The ball was about 6 inches in diameter, the size of a Chicago style softball, but bouncy like a racquetball.

Special mitt-type racquet.  He was good.

The hitting side of the racquet was fairly standard.

They decorated their racquets.

Unlike a tennis or badminton racquet, these racquets make a good seat. 











Saturday, August 25, 2012

At Eduardo's, with Ecuadoreans

Thursday ranks high on my Ecuadorean experiences so far.  We had five hours to play while our laundry was being done, so spent the afternoon at Eduardo's, an indoor spa on the edge of Banos. We were curious -- had noticed weird big dinosaurs and an airplane perched on the mountainside above it, and that it had a gym included in the $5 admission (turns out the gym excluded women : \ ).  

Note the plane, tail section barely visible, above the light post to the right. 
We took swimsuits, books, cards.  Pretty complete, it had a cold swimming pool, a hot tub, a medium temp pool, a sauna and an aromatic steam room (Turkish bath with eucalyptus branches).  Closed, but probably awaiting a busier day were a solarium, a cold pool, another Turkish bath and another three hot tubs.  And a place to buy beer, snacks, sodas, etc.  No other westerners but us and many Ecuadorean families -- playful, gentle, friendly folks, so nice to be around.

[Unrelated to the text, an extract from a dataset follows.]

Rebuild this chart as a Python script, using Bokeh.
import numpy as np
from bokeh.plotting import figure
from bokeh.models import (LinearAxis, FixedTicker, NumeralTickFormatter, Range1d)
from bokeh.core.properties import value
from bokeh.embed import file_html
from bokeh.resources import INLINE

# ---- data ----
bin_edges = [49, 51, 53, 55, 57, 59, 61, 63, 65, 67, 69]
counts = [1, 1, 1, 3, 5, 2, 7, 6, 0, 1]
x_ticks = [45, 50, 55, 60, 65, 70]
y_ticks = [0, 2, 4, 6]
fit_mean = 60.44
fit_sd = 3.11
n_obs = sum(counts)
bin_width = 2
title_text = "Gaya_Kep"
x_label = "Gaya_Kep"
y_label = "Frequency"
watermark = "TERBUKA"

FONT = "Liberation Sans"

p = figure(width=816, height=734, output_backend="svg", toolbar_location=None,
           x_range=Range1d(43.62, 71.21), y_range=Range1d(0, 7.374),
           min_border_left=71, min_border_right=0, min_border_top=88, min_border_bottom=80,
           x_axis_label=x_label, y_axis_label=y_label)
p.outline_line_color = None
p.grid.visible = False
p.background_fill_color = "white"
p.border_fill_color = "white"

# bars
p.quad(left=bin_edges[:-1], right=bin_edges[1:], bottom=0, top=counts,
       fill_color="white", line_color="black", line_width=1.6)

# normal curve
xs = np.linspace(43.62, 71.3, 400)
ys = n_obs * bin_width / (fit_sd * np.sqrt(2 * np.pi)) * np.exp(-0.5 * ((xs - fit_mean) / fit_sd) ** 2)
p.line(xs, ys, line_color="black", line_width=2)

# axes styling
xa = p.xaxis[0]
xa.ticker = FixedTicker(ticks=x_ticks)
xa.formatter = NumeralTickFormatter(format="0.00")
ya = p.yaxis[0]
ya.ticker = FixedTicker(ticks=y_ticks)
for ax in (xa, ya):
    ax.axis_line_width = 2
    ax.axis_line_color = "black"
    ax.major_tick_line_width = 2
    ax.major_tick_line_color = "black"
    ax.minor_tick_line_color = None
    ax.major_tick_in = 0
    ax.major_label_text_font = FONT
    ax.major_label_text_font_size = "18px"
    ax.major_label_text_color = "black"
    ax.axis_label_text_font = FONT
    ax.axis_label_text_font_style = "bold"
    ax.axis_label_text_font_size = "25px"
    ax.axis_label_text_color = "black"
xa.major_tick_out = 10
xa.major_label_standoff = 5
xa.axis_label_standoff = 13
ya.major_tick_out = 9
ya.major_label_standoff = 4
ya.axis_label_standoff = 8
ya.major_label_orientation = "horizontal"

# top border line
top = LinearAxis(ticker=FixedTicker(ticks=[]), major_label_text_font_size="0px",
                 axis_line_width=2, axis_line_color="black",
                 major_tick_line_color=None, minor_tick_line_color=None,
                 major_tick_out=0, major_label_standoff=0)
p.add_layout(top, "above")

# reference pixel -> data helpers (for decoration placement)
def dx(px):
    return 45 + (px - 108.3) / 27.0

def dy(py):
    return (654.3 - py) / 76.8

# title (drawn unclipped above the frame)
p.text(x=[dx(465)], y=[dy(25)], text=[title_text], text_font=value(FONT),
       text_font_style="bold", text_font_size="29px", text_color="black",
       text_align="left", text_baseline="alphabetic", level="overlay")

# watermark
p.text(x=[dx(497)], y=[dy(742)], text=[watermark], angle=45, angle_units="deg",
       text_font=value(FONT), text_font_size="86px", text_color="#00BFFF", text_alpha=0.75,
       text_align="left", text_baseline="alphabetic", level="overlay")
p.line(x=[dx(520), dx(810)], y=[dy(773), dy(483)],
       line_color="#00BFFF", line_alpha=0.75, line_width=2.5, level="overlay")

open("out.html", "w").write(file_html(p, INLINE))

Choclo, the national snack dish -- lupine beans, toasted salted corn kernels, a salsa of onions, tomatoes, lime juice, 60 cents.  Delicious.

The main room.

Looking at the primary swimming pool, comfortably cool water.

Looking across to what's behind the arches: the tepid pool on the right, a hot tub with jets on the left.

The upstairs solarium, not working while we were there.  No photos of the auromatic Turkish bath, sauna or hot tub downstairs.
I hung out in the aromatic steam room, lamely but enjoyably making conversation with a few Ecuadorean ladies.  The kids played ball with us in the water, a guy came over and watched our card game (gin), picked it up very quickly and played cards with us.  

And we walked up the mountainside to see the dinosaurs and the plane, rather awesome in their kitschy way. 

The Ecological Adventure begins!

Notice the eggs under the apatosaurus lady, and the menacing pterosaur behind. 
Steve with a rubber apatosaurus guy.

No explanation for the plane.  At all. 
 
After a delightful rain while we were playing cards with Mario (oh, the sound of heavy rain on the plastic corrugated roof!), we exited to a beautiful sunset.